Dance costumes

A dance student performs in a costume made by K.C. Powers of Harker Heights.

Courtesy photo

As the saying goes, necessity is the mother of invention. But for busy mom K.C. Powers of Harker Heights, invention is the necessity of mothers.

That principle has allowed Powers to balance her roles as a busy home-schooling mom with a teenage son and three daughters studying ballet with two thriving specialty-sewing businesses.

Powers owns That’s So KC, a sewing business that creates dance school costumes and customized clothing for children. With business partner Sue Morrisey, she also owns Vitus and Company, which creates costumes for stage productions.
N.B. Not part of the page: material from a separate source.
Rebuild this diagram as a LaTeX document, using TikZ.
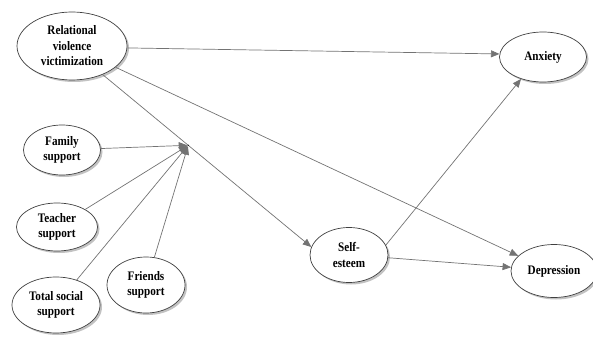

A military wife, Powers home-schools her four children, L.B., 14, Michaela, 11, Emma, 9, and Jordan, 7, and is actively involved in church and family sports activities. She uses her sewing business to make modest and age-appropriate children’s clothing.

“I don’t want my girls to be in some of these outfits popular today,” Powers said. “It’s hard to find clothes that are appropriate for little girls. Even though my daughter Michaela is 11, she is still a little girl. She doesn’t need to be in the type of clothing that you find in the stores now.”

Born in Seoul, South Korea, Powers came to the United States with her family when she was 3. Her only formal sewing training was a middle-school home economics class, but she also learned a great deal from her mother, who did industrial piecework sewing at home.

“I learned a lot of different techniques from my mother to make things more professional looking, but also some shortcuts that really helped,” Powers said.

Sewing was not part of Powers’ life until her daughters began taking ballet classes in 2009.

“Costumes can be very expensive. A tutu that you order from a custom company can cost $150 or $200.”

Powers quickly realized that she could produce the same costumes for much less money, and volunteered with another mother to make some of the costumes for that year’s production of “The Nutcracker.”

“I said I would help, but I ended up leading the way — it’s one of those things I just stumbled into,” she said. “For just plain tutus with a bodice and a little bit of sparkle; with $100, we made about 15 of them.”

Powers continues to make costumes for the school’s spring and winter performances. Her greatest challenge with ballet costumes is making items that look good and perform well on stage, while still fitting a variety of body types.

“Making costumes for a ballet school is different than making a custom costume for a specific person, because you have to make the costumes adjustable,” she said. “Most likely a different person will be wearing it every year.”

Ballet costumes, due to the design and fabrics required, are particularly tricky.

“Every dancer is built differently, so when you make the tutus they’re supposed to lay flat, but on some people they don’t quite lay flat, so you have to work around that,” Powers said.

With experience, Powers has improved her skills, learned to modify the patterns and make them longer, adding panels in the back to accommodate different sizes. In fact, she’s had an opportunity to learn something new with every performance season.

“This past year, after I made the costumes, I discovered a better technique for fitting,” she said.